POJ 1850 Code(组合数学)

Description
Transmitting and memorizing information is a task that requires different coding systems for the best use of the available space. A well known system is that one where a number is associated to a character sequence. It is considered
that the words are made only of small characters of the English alphabet a,b,c, ..., z (26 characters). From all these words we consider only those whose letters are in lexigraphical order (each character is smaller than the next character).

The coding system works like this:

• The words are arranged in the increasing order of their length.

• The words with the same length are arranged in lexicographical order (the order from the dictionary).

• We codify these words by their numbering, starting with a, as follows:

a - 1

b - 2

...

z - 26

ab - 27

...

az - 51

bc - 52

...

vwxyz - 83681

...

Specify for a given word if it can be codified according to this coding system. For the affirmative case specify its code.

Input
The only line contains a word. There are some constraints:

• The word is maximum 10 letters length

• The English alphabet has 26 characters.

Output
The output will contain the code of the given word, or 0 if the word can not be codified.
Sample Input

bf

Sample Output

55

题目大意：求一个串（必须的递增否则输出0）,问能经过多少步达到，从a开始逐渐演变。

思路：较难的组合数学，利用杨辉三角打个表，作为组合数的计算。分析如何变成当前的串可以大体分为2步，1)当位数小于当前串的位数；2)位数和当前串相同。

1)位数比当前的串小的时侯，直接ans+=c[26][i].

2)当位数相同的时候，

拿s=bdg这个字符串做例子。首先，s的长度len=3

已经是3位的，因为所谓的code是从a增到z再增到ab再增到yz再增到bdg的，即先从1位增到2位再增到3位的。

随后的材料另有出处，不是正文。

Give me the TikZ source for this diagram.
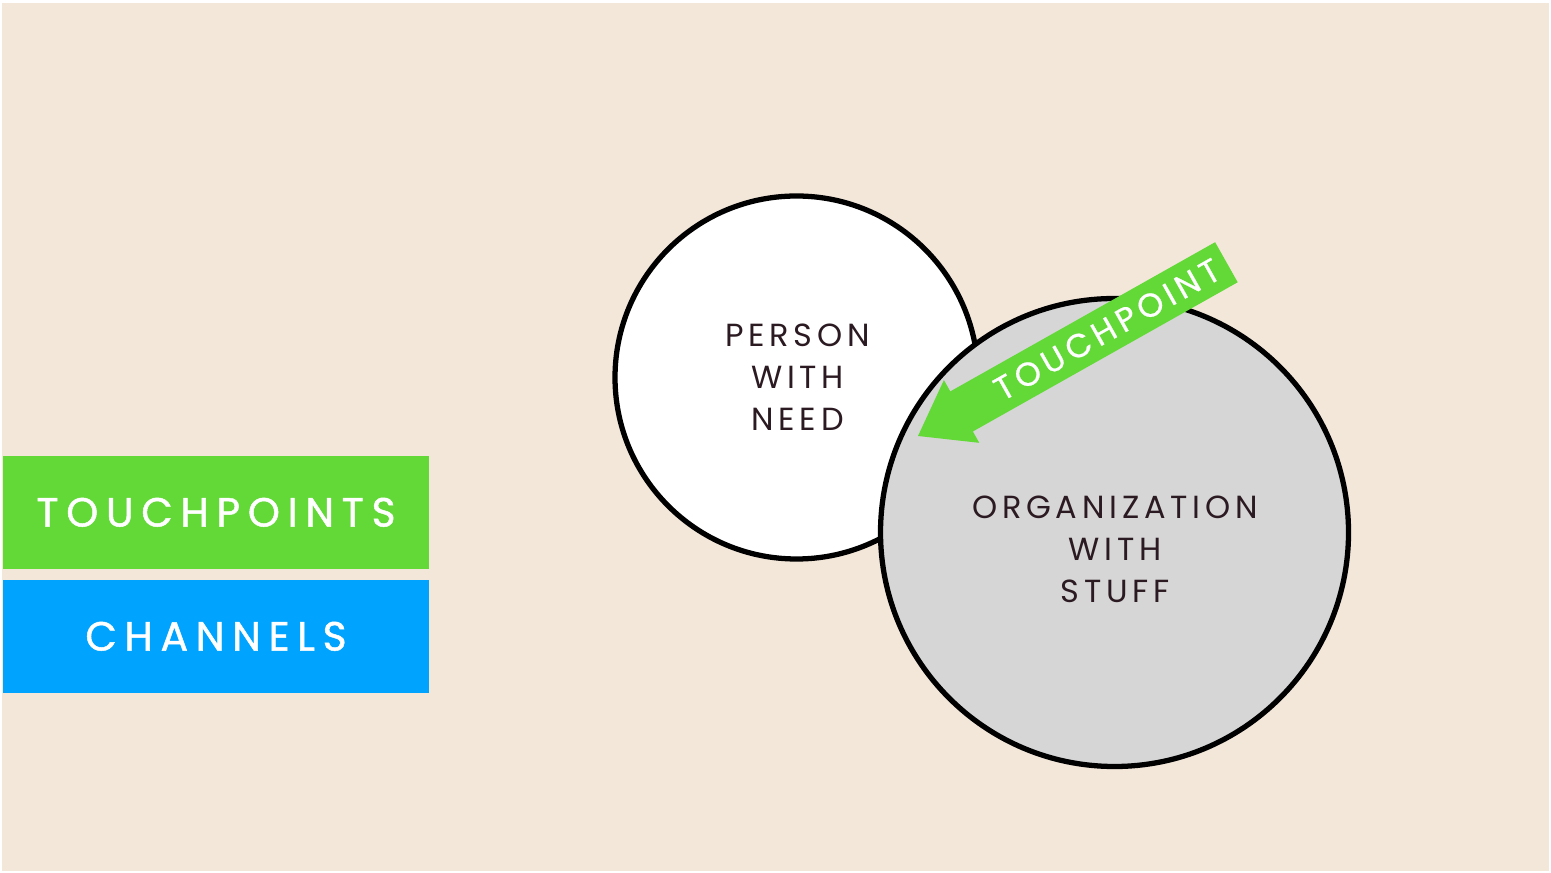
\documentclass[tikz,border=0pt]{standalone}
\usepackage{fontspec}
\setmainfont{Poppins}
\definecolor{paper}{HTML}{F3E7DA}
\definecolor{tpgreen}{HTML}{62D937}
\definecolor{chblue}{HTML}{00A4FF}
\definecolor{orggray}{HTML}{D6D6D6}
\definecolor{ink}{HTML}{2B1A21}
\tikzset{
  labelbox/.style={minimum width=4.26cm, minimum height=1.127cm, inner sep=0pt,
    text=white, font=\fontsize{11.6}{13}\selectfont\addfontfeatures{LetterSpace=19,FakeBold=1.2}},
  bubble/.style={circle, draw=black, line width=1.5pt, inner sep=0pt},
  bubbletext/.style={align=center, text=ink, inner sep=0pt,
    font=\fontsize{9.1}{11.95}\selectfont\addfontfeatures{LetterSpace=15}},
  arrowtext/.style={text=white, inner sep=0pt,
    font=\fontsize{9.4}{11}\selectfont\addfontfeatures{LetterSpace=15,FakeBold=0.6}}
}
\begin{document}
\begin{tikzpicture}
  \useasboundingbox (0,0) rectangle (15.51,-8.73);
  % page background
  \fill[white] (0,0) rectangle (15.51,-8.73);
  \fill[paper] (0.02,-0.03) rectangle (15.49,-8.71);

  % legend boxes
  \node[labelbox, fill=tpgreen] (touchpoints) at (2.16,-5.123) {TOUCHPOINTS};
  \node[labelbox, fill=chblue] (channels) at (2.16,-6.363) {CHANNELS};

  % the two parties
  \node[bubble, fill=white, minimum size=3.63cm] (person) at (7.965,-3.775) {};
  \node[bubble, fill=orggray, minimum size=4.68cm] (org) at (11.145,-5.325) {};
  \node[bubbletext] (persontext) at (7.975,-3.77) {PERSON\\WITH\\NEED};
  \node[bubbletext] (orgtext) at (11.15,-5.49) {ORGANIZATION\\WITH\\STUFF};

  % touchpoint arrow, tip at the organisation's edge
  \begin{scope}[shift={(9.18,-4.36)}, rotate=29.4]
    \fill[tpgreen] (0,0) -- (0.5,0.36) -- (0.5,0.23) -- (3.54,0.23)
      -- (3.54,-0.23) -- (0.5,-0.23) -- (0.5,-0.36) -- cycle;
    \node[arrowtext, rotate=29.4] (tplabel) at (2.17,0) {TOUCHPOINT};
  \end{scope}
\end{tikzpicture}
\end{document}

那么a增到z，code量是26个字母里面选1个，ab增到yz，code量是26个字母里选两个。

然后要计算yz到bdg的过程中有多少code量。

bdg的前面是经过a_ _的。那么a开头的3位有多少个呢？就是25个字母里选2个。因为空格里的字母不能小于等于a。，所以不会包含a。

然后看第2位，是一个d，d和b之间有个c，那么还需要计算c_有多少个，是23个里面选1个

然后看g，g和d之间有e和f。故就是1+1.

所以答案等于C[26][1]+C[26][2]+C[25][2] +C[23][1]+1+1

（摘自：http://m.blog.csdn.net/blog/a799581229/38146971）

//多组数据形式会WA，尽量做题的时候让用什么就用什么，不要乱创。。。

#include<iostream>
#include<algorithm>
#include<cstdio>
#include<cstring>
#include<cmath>
#define LL long long
#define inf 0x3f3f3f3f
using namespace std;
char a[1000];
int c[30][30];
void ini()
{
    for(int i=0;i<27;i++)//虽然从零开始但是以后的计算都是1开始
        for(int j=0;j<=i;j++)
            if(j==0||i==j)
                c[i][j]=1;
            else
                c[i][j]=c[i-1][j-1]+c[i-1][j];
}
int main()
{
    int n,m,x,k,i,j;
    memset(c,0,sizeof(c));
    ini();
    gets(a+1);

        int ans=0;
        int l=strlen(a+1);
        bool vis=false;
        for(i=1;i<=l-1;i++)
            if(a[i]>a[i+1])
            {
                printf("0\n");
                return 0;
            }
        for(i=1;i<=l-1;i++)
        {
            ans+=c[26][i];
        }
        a[0]='a'-1;//为了使刚开始的部分不跃界
        for(i=1;i<=l;i++)
        {
            for(j=a[i-1]-'a'+1;j<a[i]-'a';j++)
            {//计算相邻两字母的间隔
                ans+=c[25-j][l-i];
            }
        }
        printf("%d\n",ans+1);
    return 0;
}